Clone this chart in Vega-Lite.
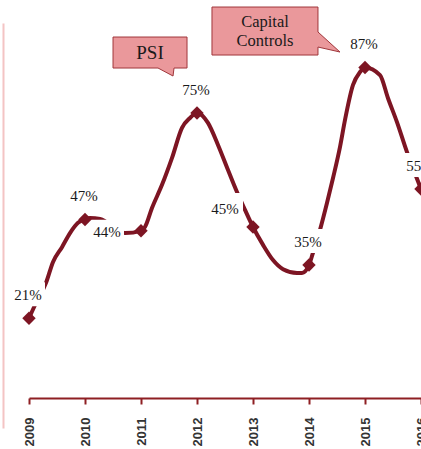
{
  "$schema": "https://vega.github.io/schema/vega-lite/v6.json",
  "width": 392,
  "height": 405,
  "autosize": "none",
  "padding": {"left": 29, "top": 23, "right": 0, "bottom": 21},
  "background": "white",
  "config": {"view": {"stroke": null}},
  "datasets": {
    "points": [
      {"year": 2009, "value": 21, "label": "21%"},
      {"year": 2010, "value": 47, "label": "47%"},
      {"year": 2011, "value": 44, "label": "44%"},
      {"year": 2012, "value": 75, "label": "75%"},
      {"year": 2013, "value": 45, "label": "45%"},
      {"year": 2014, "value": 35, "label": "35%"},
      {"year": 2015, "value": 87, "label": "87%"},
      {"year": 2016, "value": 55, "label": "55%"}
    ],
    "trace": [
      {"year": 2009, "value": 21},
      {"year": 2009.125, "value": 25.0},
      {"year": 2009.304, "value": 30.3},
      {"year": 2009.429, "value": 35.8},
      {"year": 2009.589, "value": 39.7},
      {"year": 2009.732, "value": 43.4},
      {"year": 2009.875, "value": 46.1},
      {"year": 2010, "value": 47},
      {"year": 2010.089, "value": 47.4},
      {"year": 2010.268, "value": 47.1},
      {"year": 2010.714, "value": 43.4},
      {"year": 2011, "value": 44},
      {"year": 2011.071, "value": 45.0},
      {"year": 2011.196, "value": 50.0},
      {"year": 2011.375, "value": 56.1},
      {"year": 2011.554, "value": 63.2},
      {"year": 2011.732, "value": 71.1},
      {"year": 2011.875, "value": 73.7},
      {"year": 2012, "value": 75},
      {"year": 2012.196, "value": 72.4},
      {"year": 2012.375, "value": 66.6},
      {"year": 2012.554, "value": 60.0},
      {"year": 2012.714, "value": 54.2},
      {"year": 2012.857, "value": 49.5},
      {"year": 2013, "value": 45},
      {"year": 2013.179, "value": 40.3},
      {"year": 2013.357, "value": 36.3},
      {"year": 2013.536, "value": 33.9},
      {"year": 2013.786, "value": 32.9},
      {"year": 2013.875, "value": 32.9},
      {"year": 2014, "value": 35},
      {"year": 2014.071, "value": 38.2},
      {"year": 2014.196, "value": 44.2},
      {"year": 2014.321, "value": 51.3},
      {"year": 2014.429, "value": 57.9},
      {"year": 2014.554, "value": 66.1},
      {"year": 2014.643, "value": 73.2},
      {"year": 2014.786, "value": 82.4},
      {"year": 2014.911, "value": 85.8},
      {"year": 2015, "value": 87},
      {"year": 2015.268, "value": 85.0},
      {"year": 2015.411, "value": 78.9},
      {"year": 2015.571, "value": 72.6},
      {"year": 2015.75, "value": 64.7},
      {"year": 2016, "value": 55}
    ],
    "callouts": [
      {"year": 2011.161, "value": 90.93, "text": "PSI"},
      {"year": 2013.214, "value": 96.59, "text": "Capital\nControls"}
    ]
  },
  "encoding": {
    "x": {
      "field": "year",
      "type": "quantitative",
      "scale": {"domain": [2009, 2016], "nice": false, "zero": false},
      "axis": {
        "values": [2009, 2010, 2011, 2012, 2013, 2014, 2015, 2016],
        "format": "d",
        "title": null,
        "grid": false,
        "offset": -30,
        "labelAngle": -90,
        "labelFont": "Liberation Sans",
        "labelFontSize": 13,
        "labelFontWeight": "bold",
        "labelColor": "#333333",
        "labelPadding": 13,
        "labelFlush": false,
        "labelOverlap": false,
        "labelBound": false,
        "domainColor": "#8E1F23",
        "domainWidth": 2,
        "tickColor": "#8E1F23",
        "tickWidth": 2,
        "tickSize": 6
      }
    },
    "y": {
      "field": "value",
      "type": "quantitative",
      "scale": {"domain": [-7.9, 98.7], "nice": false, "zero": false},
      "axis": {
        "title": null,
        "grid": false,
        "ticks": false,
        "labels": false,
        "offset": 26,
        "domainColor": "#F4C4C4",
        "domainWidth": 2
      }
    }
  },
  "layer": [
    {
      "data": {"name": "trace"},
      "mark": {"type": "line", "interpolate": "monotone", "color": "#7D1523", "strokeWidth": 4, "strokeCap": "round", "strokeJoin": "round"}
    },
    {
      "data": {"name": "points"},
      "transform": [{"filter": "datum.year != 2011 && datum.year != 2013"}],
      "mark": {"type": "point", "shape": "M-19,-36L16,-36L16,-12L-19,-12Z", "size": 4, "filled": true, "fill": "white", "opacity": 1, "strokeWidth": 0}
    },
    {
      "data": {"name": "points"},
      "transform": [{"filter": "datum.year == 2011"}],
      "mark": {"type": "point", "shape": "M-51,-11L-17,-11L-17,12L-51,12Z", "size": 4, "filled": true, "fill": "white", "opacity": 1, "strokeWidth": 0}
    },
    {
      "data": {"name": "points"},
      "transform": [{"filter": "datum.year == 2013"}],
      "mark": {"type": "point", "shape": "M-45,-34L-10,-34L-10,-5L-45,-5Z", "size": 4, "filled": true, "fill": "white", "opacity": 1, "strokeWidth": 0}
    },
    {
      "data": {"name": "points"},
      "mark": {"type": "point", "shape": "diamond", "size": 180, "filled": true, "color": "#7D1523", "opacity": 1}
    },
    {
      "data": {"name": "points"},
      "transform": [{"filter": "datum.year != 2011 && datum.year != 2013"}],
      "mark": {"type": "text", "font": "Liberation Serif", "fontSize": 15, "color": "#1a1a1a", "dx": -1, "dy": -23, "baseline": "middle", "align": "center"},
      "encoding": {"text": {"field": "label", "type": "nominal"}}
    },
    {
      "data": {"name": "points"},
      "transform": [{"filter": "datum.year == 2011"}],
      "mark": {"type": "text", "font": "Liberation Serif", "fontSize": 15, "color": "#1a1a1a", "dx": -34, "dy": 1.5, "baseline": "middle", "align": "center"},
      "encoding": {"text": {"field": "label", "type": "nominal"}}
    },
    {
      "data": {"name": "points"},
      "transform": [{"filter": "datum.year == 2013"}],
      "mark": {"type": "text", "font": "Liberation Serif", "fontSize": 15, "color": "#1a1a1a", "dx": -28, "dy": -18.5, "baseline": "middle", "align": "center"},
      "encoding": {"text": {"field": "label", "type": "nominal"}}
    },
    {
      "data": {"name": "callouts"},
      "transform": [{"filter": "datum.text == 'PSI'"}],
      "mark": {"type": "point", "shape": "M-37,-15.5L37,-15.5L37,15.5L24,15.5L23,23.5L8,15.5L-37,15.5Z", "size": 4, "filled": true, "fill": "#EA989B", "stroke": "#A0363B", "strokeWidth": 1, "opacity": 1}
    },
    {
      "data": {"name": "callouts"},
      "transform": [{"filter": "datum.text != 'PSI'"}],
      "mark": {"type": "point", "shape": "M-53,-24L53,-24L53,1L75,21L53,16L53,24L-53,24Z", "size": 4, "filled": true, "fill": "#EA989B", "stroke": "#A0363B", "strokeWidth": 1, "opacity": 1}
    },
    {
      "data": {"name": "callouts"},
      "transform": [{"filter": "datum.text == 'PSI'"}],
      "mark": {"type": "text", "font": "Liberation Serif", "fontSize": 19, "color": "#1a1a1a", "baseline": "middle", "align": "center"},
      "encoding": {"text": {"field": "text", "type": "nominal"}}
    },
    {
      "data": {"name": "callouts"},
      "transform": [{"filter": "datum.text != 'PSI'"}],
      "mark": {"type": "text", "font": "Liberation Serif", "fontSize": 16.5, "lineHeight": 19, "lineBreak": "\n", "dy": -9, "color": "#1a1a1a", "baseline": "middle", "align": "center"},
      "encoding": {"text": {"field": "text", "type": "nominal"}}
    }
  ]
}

§ Exercise goal: The data above should be repeated exactly, minus any pictures.

§ Correct result:
Clone this chart in Vega-Lite.
{
  "$schema": "https://vega.github.io/schema/vega-lite/v6.json",
  "width": 392,
  "height": 405,
  "autosize": "none",
  "padding": {"left": 29, "top": 23, "right": 0, "bottom": 21},
  "background": "white",
  "config": {"view": {"stroke": null}},
  "datasets": {
    "points": [
      {"year": 2009, "value": 21, "label": "21%"},
      {"year": 2010, "value": 47, "label": "47%"},
      {"year": 2011, "value": 44, "label": "44%"},
      {"year": 2012, "value": 75, "label": "75%"},
      {"year": 2013, "value": 45, "label": "45%"},
      {"year": 2014, "value": 35, "label": "35%"},
      {"year": 2015, "value": 87, "label": "87%"},
      {"year": 2016, "value": 55, "label": "55%"}
    ],
    "trace": [
      {"year": 2009, "value": 21},
      {"year": 2009.125, "value": 25.0},
      {"year": 2009.304, "value": 30.3},
      {"year": 2009.429, "value": 35.8},
      {"year": 2009.589, "value": 39.7},
      {"year": 2009.732, "value": 43.4},
      {"year": 2009.875, "value": 46.1},
      {"year": 2010, "value": 47},
      {"year": 2010.089, "value": 47.4},
      {"year": 2010.268, "value": 47.1},
      {"year": 2010.714, "value": 43.4},
      {"year": 2011, "value": 44},
      {"year": 2011.071, "value": 45.0},
      {"year": 2011.196, "value": 50.0},
      {"year": 2011.375, "value": 56.1},
      {"year": 2011.554, "value": 63.2},
      {"year": 2011.732, "value": 71.1},
      {"year": 2011.875, "value": 73.7},
      {"year": 2012, "value": 75},
      {"year": 2012.196, "value": 72.4},
      {"year": 2012.375, "value": 66.6},
      {"year": 2012.554, "value": 60.0},
      {"year": 2012.714, "value": 54.2},
      {"year": 2012.857, "value": 49.5},
      {"year": 2013, "value": 45},
      {"year": 2013.179, "value": 40.3},
      {"year": 2013.357, "value": 36.3},
      {"year": 2013.536, "value": 33.9},
      {"year": 2013.786, "value": 32.9},
      {"year": 2013.875, "value": 32.9},
      {"year": 2014, "value": 35},
      {"year": 2014.071, "value": 38.2},
      {"year": 2014.196, "value": 44.2},
      {"year": 2014.321, "value": 51.3},
      {"year": 2014.429, "value": 57.9},
      {"year": 2014.554, "value": 66.1},
      {"year": 2014.643, "value": 73.2},
      {"year": 2014.786, "value": 82.4},
      {"year": 2014.911, "value": 85.8},
      {"year": 2015, "value": 87},
      {"year": 2015.268, "value": 85.0},
      {"year": 2015.411, "value": 78.9},
      {"year": 2015.571, "value": 72.6},
      {"year": 2015.75, "value": 64.7},
      {"year": 2016, "value": 55}
    ],
    "callouts": [
      {"year": 2011.161, "value": 90.93, "text": "PSI"},
      {"year": 2013.214, "value": 96.59, "text": "Capital\nControls"}
    ]
  },
  "encoding": {
    "x": {
      "field": "year",
      "type": "quantitative",
      "scale": {"domain": [2009, 2016], "nice": false, "zero": false},
      "axis": {
        "values": [2009, 2010, 2011, 2012, 2013, 2014, 2015, 2016],
        "format": "d",
        "title": null,
        "grid": false,
        "offset": -30,
        "labelAngle": -90,
        "labelFont": "Liberation Sans",
        "labelFontSize": 13,
        "labelFontWeight": "bold",
        "labelColor": "#333333",
        "labelPadding": 13,
        "labelFlush": false,
        "labelOverlap": false,
        "labelBound": false,
        "domainColor": "#8E1F23",
        "domainWidth": 2,
        "tickColor": "#8E1F23",
        "tickWidth": 2,
        "tickSize": 6
      }
    },
    "y": {
      "field": "value",
      "type": "quantitative",
      "scale": {"domain": [-7.9, 98.7], "nice": false, "zero": false},
      "axis": {
        "title": null,
        "grid": false,
        "ticks": false,
        "labels": false,
        "offset": 26,
        "domainColor": "#F4C4C4",
        "domainWidth": 2
      }
    }
  },
  "layer": [
    {
      "data": {"name": "trace"},
      "mark": {"type": "line", "interpolate": "monotone", "color": "#7D1523", "strokeWidth": 4, "strokeCap": "round", "strokeJoin": "round"}
    },
    {
      "data": {"name": "points"},
      "transform": [{"filter": "datum.year != 2011 && datum.year != 2013"}],
      "mark": {"type": "point", "shape": "M-19,-36L16,-36L16,-12L-19,-12Z", "size": 4, "filled": true, "fill": "white", "opacity": 1, "strokeWidth": 0}
    },
    {
      "data": {"name": "points"},
      "transform": [{"filter": "datum.year == 2011"}],
      "mark": {"type": "point", "shape": "M-51,-11L-17,-11L-17,12L-51,12Z", "size": 4, "filled": true, "fill": "white", "opacity": 1, "strokeWidth": 0}
    },
    {
      "data": {"name": "points"},
      "transform": [{"filter": "datum.year == 2013"}],
      "mark": {"type": "point", "shape": "M-45,-34L-10,-34L-10,-5L-45,-5Z", "size": 4, "filled": true, "fill": "white", "opacity": 1, "strokeWidth": 0}
    },
    {
      "data": {"name": "points"},
      "mark": {"type": "point", "shape": "diamond", "size": 180, "filled": true, "color": "#7D1523", "opacity": 1}
    },
    {
      "data": {"name": "points"},
      "transform": [{"filter": "datum.year != 2011 && datum.year != 2013"}],
      "mark": {"type": "text", "font": "Liberation Serif", "fontSize": 15, "color": "#1a1a1a", "dx": -1, "dy": -23, "baseline": "middle", "align": "center"},
      "encoding": {"text": {"field": "label", "type": "nominal"}}
    },
    {
      "data": {"name": "points"},
      "transform": [{"filter": "datum.year == 2011"}],
      "mark": {"type": "text", "font": "Liberation Serif", "fontSize": 15, "color": "#1a1a1a", "dx": -34, "dy": 1.5, "baseline": "middle", "align": "center"},
      "encoding": {"text": {"field": "label", "type": "nominal"}}
    },
    {
      "data": {"name": "points"},
      "transform": [{"filter": "datum.year == 2013"}],
      "mark": {"type": "text", "font": "Liberation Serif", "fontSize": 15, "color": "#1a1a1a", "dx": -28, "dy": -18.5, "baseline": "middle", "align": "center"},
      "encoding": {"text": {"field": "label", "type": "nominal"}}
    },
    {
      "data": {"name": "callouts"},
      "transform": [{"filter": "datum.text == 'PSI'"}],
      "mark": {"type": "point", "shape": "M-37,-15.5L37,-15.5L37,15.5L24,15.5L23,23.5L8,15.5L-37,15.5Z", "size": 4, "filled": true, "fill": "#EA989B", "stroke": "#A0363B", "strokeWidth": 1, "opacity": 1}
    },
    {
      "data": {"name": "callouts"},
      "transform": [{"filter": "datum.text != 'PSI'"}],
      "mark": {"type": "point", "shape": "M-53,-24L53,-24L53,1L75,21L53,16L53,24L-53,24Z", "size": 4, "filled": true, "fill": "#EA989B", "stroke": "#A0363B", "strokeWidth": 1, "opacity": 1}
    },
    {
      "data": {"name": "callouts"},
      "transform": [{"filter": "datum.text == 'PSI'"}],
      "mark": {"type": "text", "font": "Liberation Serif", "fontSize": 19, "color": "#1a1a1a", "baseline": "middle", "align": "center"},
      "encoding": {"text": {"field": "text", "type": "nominal"}}
    },
    {
      "data": {"name": "callouts"},
      "transform": [{"filter": "datum.text != 'PSI'"}],
      "mark": {"type": "text", "font": "Liberation Serif", "fontSize": 16.5, "lineHeight": 19, "lineBreak": "\n", "dy": -9, "color": "#1a1a1a", "baseline": "middle", "align": "center"},
      "encoding": {"text": {"field": "text", "type": "nominal"}}
    }
  ]
}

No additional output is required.